The value of the housing market in England and Wales plummeted more than £1.2 billion (US$1.59 billion) last year in its first fall since 2011, according to a report from the U.K.’s Office of National Statistics.
The total housing market value in the two countries was £259 billion (US$344 billion) in 2017, the report, released last week, said.
The number of residential property transactions in England and Wales fell too, down 3.8% to 884,329 in 2017 from 919,458 the year previously. This is the lowest number recorded since 2013, when 790,585 transactions were logged.
Flats and maisonettes were the property type to see their sales numbers fall furthest, dropping to 161,997 transactions in 2017 from 185,559 in 2016, a decline of more than 12%.
Terraced houses and detached houses also logged transaction declines, falling 5.16% and 1.25% respectively.

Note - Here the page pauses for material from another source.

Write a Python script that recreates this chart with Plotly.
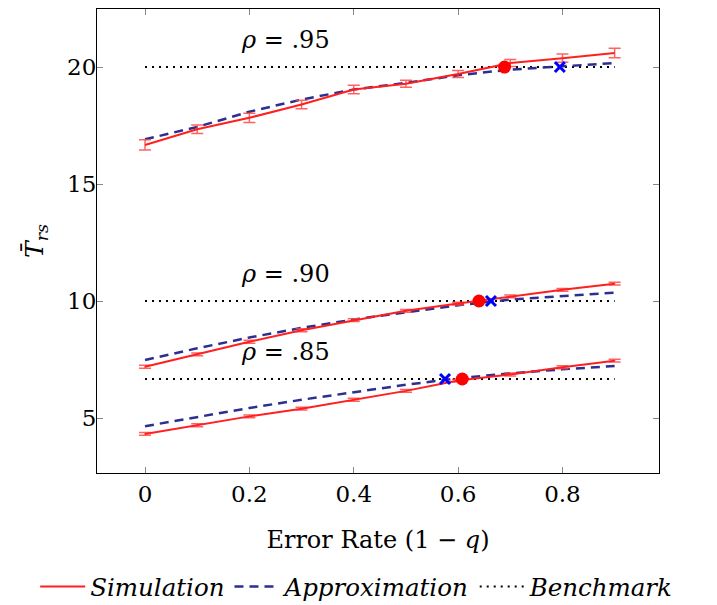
import plotly.graph_objects as go

error_rate = [0.0, 0.1, 0.2, 0.3, 0.4, 0.5, 0.6, 0.7, 0.8, 0.9]

sim_95 = [16.67, 17.34, 17.83, 18.40, 19.04, 19.29, 19.70, 20.17, 20.38, 20.60]
sim_95_err = [0.22, 0.18, 0.2, 0.18, 0.18, 0.15, 0.15, 0.15, 0.18, 0.2]
app_95 = [16.91, 17.44, 18.09, 18.61, 19.04, 19.32, 19.65, 19.89, 20.03, 20.17]

sim_90 = [7.19, 7.72, 8.26, 8.75, 9.18, 9.58, 9.89, 10.20, 10.48, 10.74]
sim_90_err = [0.06] * 10
app_90 = [7.48, 7.98, 8.44, 8.85, 9.21, 9.53, 9.82, 10.06, 10.20, 10.36]

sim_85 = [4.32, 4.69, 5.07, 5.40, 5.78, 6.16, 6.60, 6.86, 7.17, 7.45]
sim_85_err = [0.06] * 10
app_85 = [4.65, 5.04, 5.43, 5.78, 6.11, 6.42, 6.70, 6.91, 7.08, 7.22]

benchmarks = [20.0, 10.0, 6.667]
rho_labels = ["<i>ρ</i> = .95", "<i>ρ</i> = .90", "<i>ρ</i> = .85"]
sim_cross_x = [0.689, 0.640, 0.608]
app_cross_x = [0.795, 0.663, 0.575]

bench_x = [0.0, 0.9]
label_x = 0.27

RED = "#ff1f1f"
ERR = "rgba(255,70,70,0.85)"
BLUE = "#2b2f8f"
FONT = "DejaVu Serif"

fig = go.Figure()

groups = [
    (sim_95, sim_95_err, app_95),
    (sim_90, sim_90_err, app_90),
    (sim_85, sim_85_err, app_85),
]

for i, (sim, err, app) in enumerate(groups):
    fig.add_trace(go.Scatter(
        x=bench_x, y=[benchmarks[i]] * 2, mode="lines",
        line=dict(color="black", width=2, dash="2px,5px"),
        name="<i>Benchmark</i>", legendgroup="b", legendrank=3,
        showlegend=(i == 0)))
    fig.add_trace(go.Scatter(
        x=error_rate, y=app, mode="lines",
        line=dict(color=BLUE, width=2.5, dash="9px,6px"),
        name="<i>Approximation</i>", legendgroup="a", legendrank=2,
        showlegend=(i == 0)))
    fig.add_trace(go.Scatter(
        x=error_rate, y=sim, mode="lines",
        line=dict(color=RED, width=2),
        error_y=dict(type="data", array=err, visible=True,
                     color=ERR, thickness=1.5, width=6),
        name="<i>Simulation</i>", legendgroup="s", legendrank=1,
        showlegend=(i == 0)))
    fig.add_trace(go.Scatter(
        x=[sim_cross_x[i]], y=[benchmarks[i]], mode="markers",
        marker=dict(color="#ff0000", size=13, symbol="circle"),
        showlegend=False))
    fig.add_trace(go.Scatter(
        x=[app_cross_x[i]], y=[benchmarks[i]], mode="markers",
        marker=dict(color="#0000ff", size=10, symbol="x-thin",
                    line=dict(color="#0000ff", width=3)),
        showlegend=False))
    fig.add_annotation(x=label_x, y=benchmarks[i] + 1.15, text=rho_labels[i],
                       showarrow=False, font=dict(size=24, family=FONT, color="black"))

# page body has an 8px margin: size the figure so the plot area lands where the reference has it
fig.update_layout(
    width=709, height=598,
    margin=dict(l=89, r=58, t=1, b=133, autoexpand=False),
    plot_bgcolor="white", paper_bgcolor="white",
    font=dict(family=FONT, size=23, color="black"),
    legend=dict(orientation="h", x=-0.11, xanchor="left", y=-0.245, yanchor="middle",
                font=dict(size=24.5, family=FONT), traceorder="grouped",
                itemwidth=45, tracegroupgap=0),
    showlegend=True,
)

fig.update_xaxes(range=[-0.092, 0.985], tickvals=[0, 0.2, 0.4, 0.6, 0.8],
                 ticktext=["0", "0.2", "0.4", "0.6", "0.8"], automargin=False,
                 showgrid=False, zeroline=False, showline=True, linecolor="black",
                 linewidth=1, mirror="ticks", ticks="inside", ticklen=6,
                 tickcolor="#888888", tickfont=dict(size=23, family=FONT),
                 title=dict(text="Error Rate (1 − <i>q</i>)", standoff=25,
                            font=dict(size=24, family=FONT)))
fig.update_yaxes(range=[2.65, 22.48], tickvals=[5, 10, 15, 20], automargin=False,
                 showgrid=False, zeroline=False, showline=True, linecolor="black",
                 linewidth=1, mirror="ticks", ticks="inside", ticklen=6,
                 tickcolor="#888888", tickfont=dict(size=23, family=FONT),
                 ticklabelstandoff=-5,
                 title=dict(text="<i>T̄</i><sub><i>rs</i></sub>", standoff=16,
                            font=dict(size=25, family=FONT)))

fig.write_html("out.html")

Semi-detached homes were the only property type to log transaction increases last year, the report said. Sales rose marginally, up 1.9% to 250,614 from the year prior.
But while the overall value of the market and transaction levels fell, the postcode-level analysis found that the median price paid for residential properties increased in 67% of areas across England and Wales compared to the prior year. But 2016 saw prices perform slightly better, with 70% of areas logging median price paid increases that year.
The median price paid varied drastically across the postcodes analyzed in England and Wales, ranging from just £24,000 (US$31,876) up to £7.77 million (US$10.32 million).
All 41 of the postcodes where median prices were £2 million (US$2.65 million) or more last year were in London.